Adkins confirmed that U.S. Customs officials did not advise their Mexican counterparts of the massive vehicle search. Instead, Adkins said that Tijuana police were told that traffic jams would be a problem this weekend. Tijuana police were busy Saturday keeping order among the lines of cars that stretched as far as the eye could see into Tijuana.
The operation will be in effect throughout the holiday weekend, but nowhere on the border from Texas to California were the traffic jams as horrendous as in San Ysidro, the world's busiest port-of-entry. On an average day about 30,000 cars, carrying 98,000 people, cross the border at San Ysidro.
Twenty-two car lanes were open from 6 a.m. until midnight Saturday, allowing traffic to move at about a two-hour pace. Early Saturday morning, when the crackdown begin, Customs only had four lanes open, forcing motorists to wait 7 1/2 hours before crossing into the United States. Some people slept in their cars, and some resorted to fisticuffs as an occasional plucky motorist drove his car between lanes in a bold attempt to get in front of the others.
A Customs agent who did not wish to be identified said that on Saturday morning about 15 San Diego police, some carrying shotguns, were called in to keep order among the stranded motorists as they drove their cars to the U.S. side.
Several cars overheated and stalled Saturday, putting their owners at the mercy of those motorists kind enough to push them along in line. One man, who was calling from a pay phone in the Customs building, was overheard telling his family that another driver pushed him for three hours Saturday morning as the two inched their way to the border.

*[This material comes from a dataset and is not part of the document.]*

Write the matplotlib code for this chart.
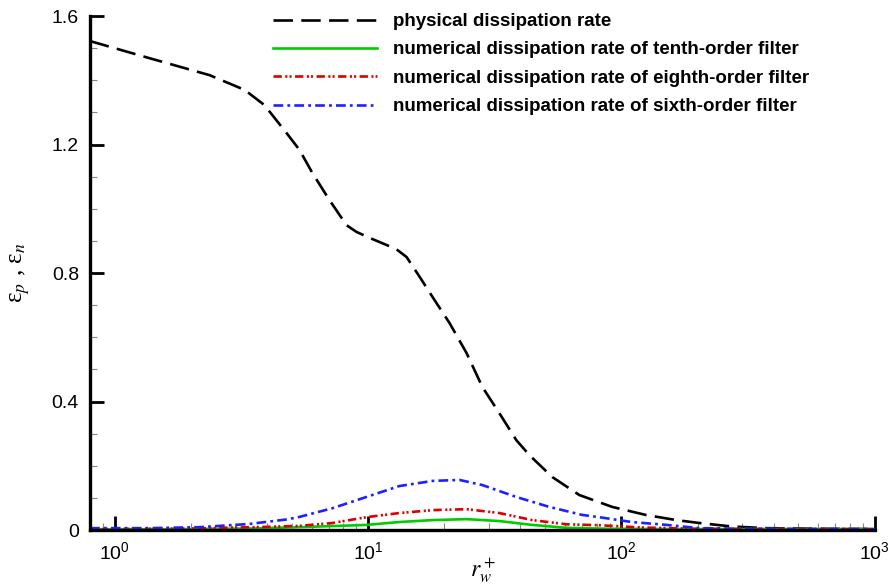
import matplotlib

matplotlib.use("Agg")
import matplotlib.pyplot as plt
from matplotlib.ticker import FixedLocator, LogLocator, NullFormatter

plt.rcParams["font.family"] = ["Liberation Sans", "DejaVu Sans"]
plt.rcParams["mathtext.fontset"] = "stix"
plt.rcParams["lines.scale_dashes"] = False

# physical dissipation rate (black dashed)
phys_x = [0.8, 1.37, 2.37, 3.26, 3.9, 4.77, 5.37, 6.04, 7.05, 8.23, 9.01, 10.4, 12.9,
          14.2, 16.0, 18.0, 21.0, 24.5, 28.3, 33.0, 38.5, 43.4, 53.4, 68.3, 92.1, 125,
          165, 203, 274, 373, 600, 1000]
phys_y = [1.522, 1.469, 1.416, 1.370, 1.323, 1.236, 1.183, 1.111, 1.027, 0.949, 0.928,
          0.906, 0.875, 0.850, 0.788, 0.725, 0.644, 0.551, 0.445, 0.364, 0.280, 0.233,
          0.165, 0.109, 0.072, 0.047, 0.031, 0.022, 0.011, 0.006, 0.004, 0.003]

# numerical dissipation, tenth-order filter (green)
tenth_x = [0.8, 2.0, 3.5, 5.37, 9.86, 13.3, 18.0, 24.5, 33.0, 44.5, 60.6, 90, 200, 1000]
tenth_y = [0.002, 0.003, 0.005, 0.009, 0.016, 0.025, 0.031, 0.034, 0.028, 0.016, 0.007,
           0.004, 0.003, 0.003]

# numerical dissipation, eighth-order filter (red)
eighth_x = [0.8, 2.0, 3.97, 5.37, 7.24, 9.86, 13.3, 18.0, 24.5, 33.0, 44.5, 60.6, 82,
            120, 200, 1000]
eighth_y = [0.003, 0.005, 0.010, 0.013, 0.022, 0.040, 0.053, 0.062, 0.065, 0.053, 0.031,
            0.018, 0.015, 0.008, 0.004, 0.003]

# numerical dissipation, sixth-order filter (blue)
sixth_x = [0.8, 1.37, 2.16, 3.41, 4.77, 5.37, 7.24, 9.86, 13.3, 18.0, 23.0, 28.3, 38.5,
           52.0, 70.2, 81.9, 110, 151, 203, 300, 1000]
sixth_y = [0.006, 0.006, 0.009, 0.019, 0.033, 0.041, 0.068, 0.103, 0.137, 0.153, 0.156,
           0.140, 0.103, 0.072, 0.047, 0.040, 0.025, 0.016, 0.006, 0.004, 0.003]

labels = [
    "physical dissipation rate",
    "numerical dissipation rate of tenth-order filter",
    "numerical dissipation rate of eighth-order filter",
    "numerical dissipation rate of sixth-order filter",
]
y_ticks = [0, 0.4, 0.8, 1.2, 1.6]
y_tick_labels = ["0", "0.4", "0.8", "1.2", "1.6"]

fig = plt.figure(figsize=(8.88, 5.87), dpi=100)
ax = fig.add_axes([0.1014, 0.097, 0.8836, 0.8757])

lw = 1.9
ax.plot(phys_x, phys_y, color="black", lw=lw, dashes=(14, 6), dash_capstyle="butt",
        label=labels[0])
ax.plot(tenth_x, tenth_y, color="#00cc00", lw=lw, label=labels[1])
ax.plot(eighth_x, eighth_y, color="#dd0000", lw=lw,
        dashes=(6, 2.5, 1.5, 1.5, 1.5, 2.5), dash_capstyle="butt", label=labels[2])
ax.plot(sixth_x, sixth_y, color="#2020ff", lw=lw, dashes=(7, 3, 2, 3),
        dash_capstyle="butt", label=labels[3])

ax.set_xscale("log")
ax.set_xlim(0.8, 1000)
ax.set_ylim(0, 1.6)

ax.set_yticks(y_ticks)
ax.set_yticklabels(y_tick_labels)
ax.yaxis.set_minor_locator(FixedLocator([i / 10 for i in range(17)]))
ax.xaxis.set_major_locator(LogLocator(base=10, numticks=10))
ax.xaxis.set_minor_locator(LogLocator(base=10, subs=range(2, 10), numticks=20))
ax.xaxis.set_minor_formatter(NullFormatter())

for side in ("top", "right"):
    ax.spines[side].set_visible(False)
for side in ("left", "bottom"):
    ax.spines[side].set_linewidth(2.4)

ax.tick_params(which="major", direction="in", length=10, width=2, labelsize=14, pad=8)
ax.tick_params(which="minor", direction="in", length=5, width=0.8, color="#888888")

ax.set_xlabel(r"$r_w^+$", fontsize=17, labelpad=-5)
ax.set_ylabel(r"ε$_p$ , ε$_n$", fontsize=18, labelpad=14,
              family=["Liberation Serif", "DejaVu Serif"])

ax.legend(loc="upper left", bbox_to_anchor=(0.233, 1.006), frameon=False,
          prop={"weight": "bold", "size": 13.5}, handlelength=5.55, handletextpad=0.85,
          labelspacing=0.6, borderpad=0, borderaxespad=0)

fig.savefig("out.png", dpi=100)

"It's insane. It's crazy. All we wanted to do is go to Mexico and pick up the wrought iron bird cage that we ordered a month ago. It's going to cost us about four hours in lost time and maybe a tank of gas before we get out of here," said Noreen Olive of Paramount.
Adkins said that he empathized with motorists as he looked out at the surrealistic arrangement of automobiles and trucks of every imaginable make, size and color.
"These people have to be very irate," Adkins said. "But every inspector says they're being very cooperative and nice once you tell them what we're doing."
Customs officers said that people who commute regularly between Tijuana and the San Diego area know what lanes to use to avoid a long wait. On Saturday, while drivers in the middle lanes waited two to three hours to cross the border, those who used the first three lanes on each side whizzed through in 45 minutes.
Although the pedestrian corridor was jammed with wall-to-wall people on Saturday, their wait was only 45 minutes, Adkins said. He put the normal wait for pedestrians entering the United States at no more than 20 minutes. Adkins said that Customs officers were instructed to conduct equally thorough searches of the bags and containers brought into the United States by pedestrians.
Motorists who used the new border crossing at Otay Mesa had to contend with a 2 1/2 hour wait, Customs officials said. The Otay Mesa crossing, loated 4 1/2 miles east of San Ysidro, was dedicated on Jan. 24 and is open from 6 a.m. to 10 p.m.
Later Saturday evening U.S. officials said that the wait for motorists crossing at San Ysidro had been scaled back to an hour.